With GOP defections all but guaranteed, the No. 2 Republican in the Senate, John Thune, urged lawmakers to call Trump aides and warn them there were likely the 51 votes needed to oppose an emergency declaration. McConnell has been sending a similar message to Trump himself. In his conversations with the President, McConnell raised polling data showing cratering support for Trump’s handling of border security, officials familiar with the conversations tell TIME.

Trump’s problems with his own party have been spreading to other issues since the November 2018 midterms. In December, seven GOP Senators joined with Democrats in calling for the U.S. to withdraw military assistance to Saudi Arabia’s war in Yemen. The same day, the chamber unanimously passed a resolution rebuking Crown Prince Mohammed bin Salman of Saudi Arabia for the murder of journalist Jamal Khashoggi, even as Trump defended his Gulf ally.

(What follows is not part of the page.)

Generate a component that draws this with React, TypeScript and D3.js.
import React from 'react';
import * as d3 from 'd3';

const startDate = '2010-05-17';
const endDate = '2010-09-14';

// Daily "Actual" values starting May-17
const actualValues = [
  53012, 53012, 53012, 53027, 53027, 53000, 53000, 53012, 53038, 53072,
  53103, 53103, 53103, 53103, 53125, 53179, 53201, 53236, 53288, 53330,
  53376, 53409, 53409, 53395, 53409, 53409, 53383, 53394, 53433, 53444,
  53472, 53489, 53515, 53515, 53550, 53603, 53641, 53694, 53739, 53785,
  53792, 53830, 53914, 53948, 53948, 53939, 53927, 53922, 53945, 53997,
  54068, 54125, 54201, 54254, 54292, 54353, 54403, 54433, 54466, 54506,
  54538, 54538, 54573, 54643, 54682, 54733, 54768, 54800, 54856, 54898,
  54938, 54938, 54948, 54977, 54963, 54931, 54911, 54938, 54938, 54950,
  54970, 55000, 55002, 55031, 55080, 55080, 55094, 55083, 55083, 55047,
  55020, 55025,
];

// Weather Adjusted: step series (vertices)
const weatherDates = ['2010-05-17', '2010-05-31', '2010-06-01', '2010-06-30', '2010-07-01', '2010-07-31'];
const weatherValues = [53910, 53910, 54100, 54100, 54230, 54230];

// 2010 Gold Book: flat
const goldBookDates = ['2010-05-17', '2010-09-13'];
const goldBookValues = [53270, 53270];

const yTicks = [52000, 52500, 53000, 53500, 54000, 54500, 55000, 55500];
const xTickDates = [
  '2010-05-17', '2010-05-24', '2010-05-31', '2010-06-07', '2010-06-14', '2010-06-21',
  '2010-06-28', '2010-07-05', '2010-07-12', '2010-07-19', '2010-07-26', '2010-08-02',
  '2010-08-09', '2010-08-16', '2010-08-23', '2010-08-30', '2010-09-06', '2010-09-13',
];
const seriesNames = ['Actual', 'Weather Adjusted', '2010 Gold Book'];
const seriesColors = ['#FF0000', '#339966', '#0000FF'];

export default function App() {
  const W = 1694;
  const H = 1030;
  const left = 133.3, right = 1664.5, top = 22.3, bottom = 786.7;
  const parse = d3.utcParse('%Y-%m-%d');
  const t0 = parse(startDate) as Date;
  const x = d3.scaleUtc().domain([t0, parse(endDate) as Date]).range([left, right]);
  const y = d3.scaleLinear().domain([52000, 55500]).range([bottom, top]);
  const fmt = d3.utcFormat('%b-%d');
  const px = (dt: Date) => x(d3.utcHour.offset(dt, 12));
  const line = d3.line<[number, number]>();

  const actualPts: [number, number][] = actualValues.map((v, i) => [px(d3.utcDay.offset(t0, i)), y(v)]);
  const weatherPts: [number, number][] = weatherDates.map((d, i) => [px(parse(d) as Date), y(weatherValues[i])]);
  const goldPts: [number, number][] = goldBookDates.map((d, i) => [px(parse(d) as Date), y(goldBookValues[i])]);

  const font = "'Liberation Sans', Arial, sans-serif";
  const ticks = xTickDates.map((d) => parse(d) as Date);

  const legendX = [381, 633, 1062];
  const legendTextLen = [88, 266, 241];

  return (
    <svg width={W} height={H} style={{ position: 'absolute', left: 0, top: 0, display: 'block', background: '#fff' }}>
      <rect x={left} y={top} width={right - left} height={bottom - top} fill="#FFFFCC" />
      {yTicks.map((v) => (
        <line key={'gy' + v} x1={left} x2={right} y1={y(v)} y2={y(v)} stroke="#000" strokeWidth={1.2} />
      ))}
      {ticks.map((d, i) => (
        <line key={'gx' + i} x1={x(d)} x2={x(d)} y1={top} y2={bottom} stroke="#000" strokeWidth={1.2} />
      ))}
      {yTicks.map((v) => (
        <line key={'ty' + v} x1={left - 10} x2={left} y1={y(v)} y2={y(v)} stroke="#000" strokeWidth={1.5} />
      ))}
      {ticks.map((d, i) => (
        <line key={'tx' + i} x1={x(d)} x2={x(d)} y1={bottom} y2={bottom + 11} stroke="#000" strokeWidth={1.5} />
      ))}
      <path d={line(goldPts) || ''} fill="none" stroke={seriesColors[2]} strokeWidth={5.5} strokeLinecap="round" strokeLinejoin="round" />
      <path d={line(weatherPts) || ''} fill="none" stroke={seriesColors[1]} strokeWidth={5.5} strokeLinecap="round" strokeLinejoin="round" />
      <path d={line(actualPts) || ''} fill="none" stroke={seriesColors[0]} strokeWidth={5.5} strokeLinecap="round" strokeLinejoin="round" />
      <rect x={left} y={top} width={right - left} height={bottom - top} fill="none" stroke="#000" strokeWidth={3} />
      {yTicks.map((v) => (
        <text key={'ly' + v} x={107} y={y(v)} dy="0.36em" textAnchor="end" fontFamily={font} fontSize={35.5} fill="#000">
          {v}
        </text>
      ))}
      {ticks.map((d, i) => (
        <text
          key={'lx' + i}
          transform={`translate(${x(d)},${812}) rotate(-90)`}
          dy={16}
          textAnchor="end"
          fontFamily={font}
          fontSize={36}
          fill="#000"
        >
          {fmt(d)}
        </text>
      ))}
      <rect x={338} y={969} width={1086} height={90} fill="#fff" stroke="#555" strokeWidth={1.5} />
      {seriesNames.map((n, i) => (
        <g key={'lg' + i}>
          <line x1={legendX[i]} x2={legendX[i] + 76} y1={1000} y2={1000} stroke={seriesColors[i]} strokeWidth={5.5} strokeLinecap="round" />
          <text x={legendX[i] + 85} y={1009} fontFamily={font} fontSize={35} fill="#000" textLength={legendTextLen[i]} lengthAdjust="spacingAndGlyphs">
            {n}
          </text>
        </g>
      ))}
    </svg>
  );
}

On Jan. 29, McConnell proposed an amendment expressing disapproval of Trump’s planned troop withdrawals in Syria and Afghanistan. It passed on Feb. 4 with the support of all but four Republicans; three Republicans did not vote. The defections prompted Trump to complain in private about the lack of lockstep loyalty, according a person familiar with Trump’s reaction.

Some Republicans on Capitol Hill insist there’s no real rift with the White House. “The tent is big enough for some disagreement,” says GOP Senator Tim Scott of South Carolina. “Clearly there are some Senators who disagree with the President,” says Louisiana Senator John Kennedy. “But do I think the Senate passing a resolution [opposing Trump’s troop withdrawals] is going to have any impact on what he does? No.”

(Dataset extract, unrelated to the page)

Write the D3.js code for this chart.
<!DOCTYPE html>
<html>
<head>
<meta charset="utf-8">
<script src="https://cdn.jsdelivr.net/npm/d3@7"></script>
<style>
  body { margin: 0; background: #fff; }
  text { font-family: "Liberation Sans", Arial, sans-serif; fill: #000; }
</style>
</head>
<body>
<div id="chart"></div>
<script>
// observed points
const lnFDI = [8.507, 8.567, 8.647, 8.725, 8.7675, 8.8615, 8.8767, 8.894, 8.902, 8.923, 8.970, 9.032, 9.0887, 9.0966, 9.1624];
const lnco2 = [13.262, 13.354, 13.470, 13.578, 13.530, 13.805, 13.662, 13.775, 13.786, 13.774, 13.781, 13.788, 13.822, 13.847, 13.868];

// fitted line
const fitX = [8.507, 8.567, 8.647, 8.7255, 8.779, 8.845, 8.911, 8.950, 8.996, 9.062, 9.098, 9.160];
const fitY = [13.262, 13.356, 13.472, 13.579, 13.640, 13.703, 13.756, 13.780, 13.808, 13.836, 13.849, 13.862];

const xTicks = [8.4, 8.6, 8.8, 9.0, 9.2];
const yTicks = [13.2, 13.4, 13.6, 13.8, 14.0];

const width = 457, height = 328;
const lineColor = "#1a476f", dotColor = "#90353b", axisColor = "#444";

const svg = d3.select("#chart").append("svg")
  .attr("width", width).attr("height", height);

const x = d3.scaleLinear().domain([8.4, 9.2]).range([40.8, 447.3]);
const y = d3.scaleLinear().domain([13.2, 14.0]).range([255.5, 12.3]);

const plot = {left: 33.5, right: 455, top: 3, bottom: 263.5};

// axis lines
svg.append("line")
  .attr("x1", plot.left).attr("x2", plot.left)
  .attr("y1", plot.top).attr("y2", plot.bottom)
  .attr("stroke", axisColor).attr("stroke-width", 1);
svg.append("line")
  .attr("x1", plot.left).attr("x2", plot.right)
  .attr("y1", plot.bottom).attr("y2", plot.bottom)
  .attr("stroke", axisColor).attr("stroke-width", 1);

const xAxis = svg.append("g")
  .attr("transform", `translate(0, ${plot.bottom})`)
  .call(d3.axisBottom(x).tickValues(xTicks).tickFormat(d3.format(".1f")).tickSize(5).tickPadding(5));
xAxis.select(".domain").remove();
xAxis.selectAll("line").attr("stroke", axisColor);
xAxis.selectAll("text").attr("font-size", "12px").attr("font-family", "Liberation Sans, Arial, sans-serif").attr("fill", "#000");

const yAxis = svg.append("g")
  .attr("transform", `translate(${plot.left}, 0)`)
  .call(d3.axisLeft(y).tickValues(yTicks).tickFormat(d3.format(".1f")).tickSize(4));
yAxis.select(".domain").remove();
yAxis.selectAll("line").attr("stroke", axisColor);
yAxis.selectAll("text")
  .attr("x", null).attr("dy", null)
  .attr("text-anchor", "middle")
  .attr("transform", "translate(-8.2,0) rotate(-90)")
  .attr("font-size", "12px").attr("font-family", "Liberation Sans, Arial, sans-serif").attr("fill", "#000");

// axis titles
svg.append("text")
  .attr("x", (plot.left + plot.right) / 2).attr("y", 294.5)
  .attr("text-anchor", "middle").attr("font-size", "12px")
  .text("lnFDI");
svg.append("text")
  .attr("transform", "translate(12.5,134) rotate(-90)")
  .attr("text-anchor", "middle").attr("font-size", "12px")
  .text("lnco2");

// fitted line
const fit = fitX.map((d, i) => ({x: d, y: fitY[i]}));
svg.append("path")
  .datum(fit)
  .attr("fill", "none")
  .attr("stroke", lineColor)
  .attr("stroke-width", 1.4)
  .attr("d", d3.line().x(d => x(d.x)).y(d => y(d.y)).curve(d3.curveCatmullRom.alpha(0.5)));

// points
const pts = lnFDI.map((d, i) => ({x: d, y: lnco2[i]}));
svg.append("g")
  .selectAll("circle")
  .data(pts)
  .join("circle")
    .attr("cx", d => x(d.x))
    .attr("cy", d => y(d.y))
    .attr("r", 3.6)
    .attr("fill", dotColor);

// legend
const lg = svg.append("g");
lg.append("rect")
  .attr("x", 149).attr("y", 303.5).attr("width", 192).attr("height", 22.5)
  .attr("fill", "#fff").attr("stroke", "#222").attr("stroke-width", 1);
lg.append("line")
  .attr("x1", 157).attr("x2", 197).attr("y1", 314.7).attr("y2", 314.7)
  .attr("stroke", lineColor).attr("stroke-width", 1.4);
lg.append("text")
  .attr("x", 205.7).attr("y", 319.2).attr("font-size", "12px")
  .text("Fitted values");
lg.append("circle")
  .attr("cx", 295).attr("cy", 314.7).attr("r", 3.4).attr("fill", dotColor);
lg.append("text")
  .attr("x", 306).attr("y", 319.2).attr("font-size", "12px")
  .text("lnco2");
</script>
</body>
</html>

On the issue of the moment, the Feb. 15 spending deadline, one way out would be for Trump to accept a deal that boosts border-security spending without funding a wall. “If he can get a bill enacted that truly does strengthen the border, then he will be able to sell that to his base without having an actual 2,000-mile-long physical wall,” says Whit Ayres, a GOP consultant at North Star Opinion Research. “The key is making the border more secure.”

 

Trump has survived tough times before. As a businessman, he bounced back from serial bankruptcies and crushing debt. As a presidential candidate, he was written off by the Republican establishment in the weeks before Election Day, then went on to shock the nation with a dramatic victory. He did it with the same formula that he has relied on as President: the instinct to improvise, fight back, belittle his opponents and bend the truth to suit his needs.

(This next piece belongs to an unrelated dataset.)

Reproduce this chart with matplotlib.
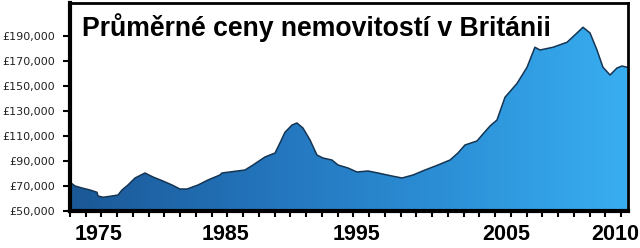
import numpy as np
import matplotlib
matplotlib.use('Agg')
import matplotlib.pyplot as plt
from matplotlib.colors import LinearSegmentedColormap
from matplotlib.patches import PathPatch

years = [1975.0, 1975.32, 1975.76, 1976.27, 1976.71, 1976.78, 1977.1, 1977.67, 1978.05, 1978.3,
         1978.68, 1979.13, 1979.76, 1980.27, 1980.9, 1981.48, 1981.98, 1982.43, 1983.13, 1983.76,
         1984.52, 1984.65, 1986.11, 1986.62, 1987.38, 1988.02, 1988.33, 1988.65, 1989.1, 1989.41,
         1989.79, 1990.24, 1990.68, 1991.06, 1991.63, 1992.02, 1992.65, 1993.22, 1993.92, 1994.56,
         1995.44, 1996.08, 1996.78, 1997.54, 1998.37, 1999.13, 1999.63, 2000.08, 2000.84, 2001.22,
         2001.67, 2002.11, 2002.62, 2003.38, 2004.02, 2004.52, 2004.84, 2005.67, 2006.56, 2007.19,
         2007.57, 2008.02, 2008.46, 2008.84, 2009.29, 2009.73, 2010.05, 2010.37]
prices = [73000, 70000, 68400, 66800, 65000, 62000, 61000, 62000, 62800, 66800,
          70800, 76400, 80400, 77200, 74000, 70800, 67600, 67600, 70800, 74800,
          78800, 80400, 82800, 86800, 93200, 96400, 104400, 113000, 118800, 120400,
          116400, 106800, 94800, 92400, 90800, 86800, 84400, 81200, 82000, 80400,
          78000, 76400, 78800, 82800, 86800, 90800, 96400, 102800, 106000, 111600,
          118000, 122800, 141000, 152000, 165000, 181000, 178800, 181000, 185000, 192400,
          197000, 192400, 178800, 165000, 158800, 164400, 166000, 165000]

ytick_vals = [50000, 70000, 90000, 110000, 130000, 150000, 170000, 190000]
ytick_labels = ['£50,000', '£70,000', '£90,000', '£110,000', '£130,000', '£150,000', '£170,000', '£190,000']
xlabel_text = ['1975', '1985', '1995', '2005', '2010']
xlabel_pos = [1976.8, 1984.9, 1993.2, 2002.7, 2009.6]  # where the labels sit in the original
title = 'Průměrné ceny nemovitostí v Británii'

fig = plt.figure(figsize=(6.4, 2.48), dpi=100)
ax = fig.add_axes([70/640, 37/248, 558/640, 208/248])

xmin, xmax = 1975.0, 2010.43
ymin, ymax = 50000, 216400

# gradient fill under the curve
poly = ax.fill_between(years, prices, ymin, facecolor='none', edgecolor='none')
clip = PathPatch(poly.get_paths()[0], transform=ax.transData, facecolor='none', edgecolor='none')
ax.add_patch(clip)
cmap = LinearSegmentedColormap.from_list('blu', ['#1b5896', '#2373ba', '#2c8fd6', '#38aef0'])
grad = np.linspace(0, 1, 256).reshape(1, -1)
img = ax.imshow(grad, extent=[xmin, xmax, ymin, ymax], aspect='auto', cmap=cmap,
                origin='lower', zorder=1, interpolation='bilinear')
img.set_clip_path(clip)
ax.plot(years, prices, color='#163553', lw=1.1, zorder=2)

ax.set_xlim(xmin, xmax)
ax.set_ylim(ymin, ymax)

ax.set_yticks(ytick_vals, ytick_labels)
ax.tick_params(axis='y', direction='out', length=5, width=1.5, labelsize=8,
               labelcolor='#222222', pad=6)
for lab in ax.get_yticklabels():
    lab.set_family(['DejaVu Sans'])

ax.set_xticks(np.arange(1975, 2011), minor=True)
ax.set_xticks(xlabel_pos, xlabel_text)
ax.tick_params(axis='x', which='major', length=0, pad=9, labelsize=15.5)
ax.tick_params(axis='x', which='minor', direction='out', length=4, width=1.5)
for lab in ax.get_xticklabels():
    lab.set_family(['Liberation Sans Narrow', 'DejaVu Sans Condensed', 'Liberation Sans'])
    lab.set_fontweight('bold')

for side in ['left', 'bottom']:
    ax.spines[side].set_linewidth(3)
for side in ['top', 'right']:
    ax.spines[side].set_linewidth(2)

ax.text(82/640, (248 - 36)/248, title, transform=fig.transFigure, fontsize=19.2, fontweight='bold',
        family=['Liberation Sans', 'DejaVu Sans'], color='black', va='baseline', zorder=5)

fig.savefig('out.png', dpi=100)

But the stakes are higher now. Trump faces determined congressional investigators, multiple criminal probes and special counsel Robert Mueller’s investigation. At the end of February he will hold a second high-stakes summit with North Korean leader Kim Jong Un. His trade negotiations with China aren’t going well, and his talks with the Taliban over leaving Afghanistan risk ending America’s 17-year war there with a hard-to-hide defeat.

Failure on any one of those fronts will make the others that much harder, and friends say Trump is feeling the pressure. “I think he realizes how important it is to get a win out of this, how important it is not to lose,” says conservative TV host Eric Bolling, who regularly talks to Trump. That’s doubly true for a man whose political worldview contains only winners and losers, with no room for compromise.

Trump’s moderate advisers may hope that at this most precarious moment he will show himself capable of growing, of learning and adapting to the realities of the job. Other Presidents have been defined by their ability to do just that. And during his State of the Union speech, Trump seemed to be vacillating between comity and provocation, struggling to find his way to a different kind of presidency, one more suited to the new division of power in the capital.

The hard truth in Washington now, though, is even that unlikely transformation may not be enough to salvage his presidency. Soon enough the same august chamber will provide the setting for grueling congressional investigations, and possibly even impeachment.